Taking data from other sources can be difficult. The burden is on the recipient to "scrub" the data and make it fit into your own formats and standards. The only data that you can really trust is your own. There is only so much that you can expect the sender to do as they already have the data in the format that they need. Basically the sender needs to do two things in order to make a successful exchange possible.

  1. Provide a unique record id. This is absolutely critical.  Some clients I've dealt with don't have truly unique record level identifiers.  Sometimes a composite of various fields can be used, which is perfectly acceptable but not exactly ideal.  When there is no identifier, then it becomes really hard to know when data changes.
  2. Provide a consistent and reliable feed of data. The data that is being provided needs to updated regularly and be in a consistent format.  A field that you said was numeric can't magically become alphanumeric without something screwing up. The worst case scenario is when data gets changed in a subtle way that somehow gets misinterpreted on the other end without someone catching it.  When you are updating millions records per month, you can't eyeball very much of it.

That's basically it for the sender.  I told you the burden was on the recipient.  So, you have an outside source of data, now what?

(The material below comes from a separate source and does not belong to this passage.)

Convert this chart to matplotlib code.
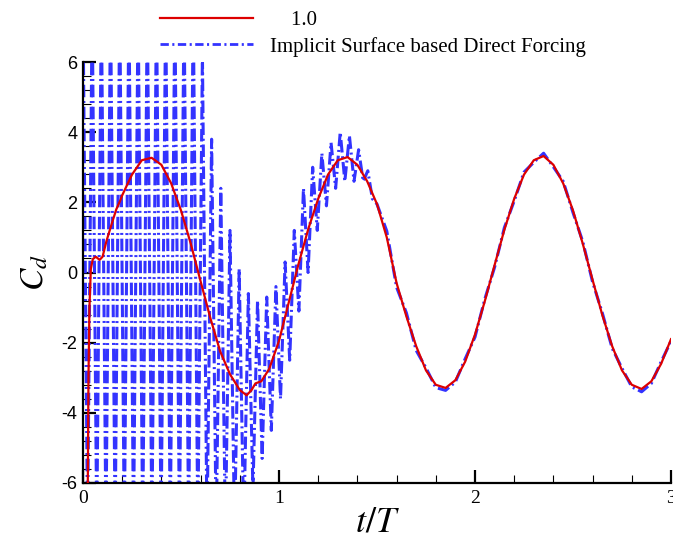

  1. Uniquely identify the source.  When you are looking at a piece of data, you have to know where it came from.  Each source of data into your system (including your own) needs to have a identity.  That identity has to be tagged to the data feed.
  2. Store the source's unique record id beside yours. Before you even start to think about it, no you can't use their identifier as your own.  Furthermore, you shouldn't try to generate some kind of composite key based upon the source and the source's id. You need your own internal id.  Anytime I have a mashup of data, I create an identity (id) for foreign keys and then store the source (source_id) and the source's record identifier (external_id).  External id is always an null-able column with varchar(max).
  3. Reformat the data to fit into your system. Your data standards are not the responsibility of the source.  That bears repeating, your data standards are not the responsibility of the source.  This will mean that you will have to make compromises with the data and sometimes possibly outright reject data.  It's just part of it, but you'd rather have less higher quality data, than a bunch of crappy data.
  4. Notify the source of problems so that they have the opportunity to make corrections. While I don't like it when it happens, clients will approach me from time to time to point out oddities within my own data.  It's going to happen, and it's only because they have a different perspective on the data and may be looking at different things.  More eyeballs on the data means better quality data in the end.
  5. Trust nothing that you are receiving. Whenever the data exchange discussion is initiated, try to get as much information from the source as possible.  What fields are required?  What data types are expected?  Take all of the information you gather and write code to enforce it. The better job you do here goes a long way in catching senders who violate #2 in the list above.
  6. Use the source's naming conventions.  Somewhere you will be doing a mapping from their data to your own.  When you are referring to their data, name it (in code, in a temporary table, wherever) what they call it in their documentation.  This makes debugging stuff later on so much easier.  For the love of all things holy, never ever refer to their data by position within a  file. Whenever their format changes (sometimes it will happen), then you will be up shit creek. I name it what they call it right up to the point that it leaves their data structures and enters my own so that I can explicitly see the mapping.  "my.StateDiscount = their.Amount-their.FsAllowedAmount" goes a long way in bridging communication barriers 10 months down the line when an odd problem shows it's ugly head.

Bonus Tip: I've found that full data exchanges much more user friendly than add/update/delete notifications.  This is from my experience with data that is relatively constant with a lot of random updates, which may not necessarily apply for other type of data (time sensitive data comes to mind real fast here).  With relatively static data, a full exchange provides a few benefits for both sides.  The sender doesn't have to worry about tracking changes.  The recipient doesn't have to worry about processing the data in a certain order.  The latest data is the only data that matters.  It also allows the recipient to easily detect if a record gets orphaned somehow.  With change notifications, there is really a need for an acknowledgement from the recipient so that the sender knows the data was processed and is up to date.  The only downside for the full exchange can be file size, but it's a trade off I find acceptable.

That's about all I have on this subject.  If you have any more tips on exchanging data, I'd love to hear them.  This is a big part of what I'm responsible for every day.  A lot of it is common sense, and a lot of it is just stuff I learned by screwing up.  Dealing with other people's data is never fun.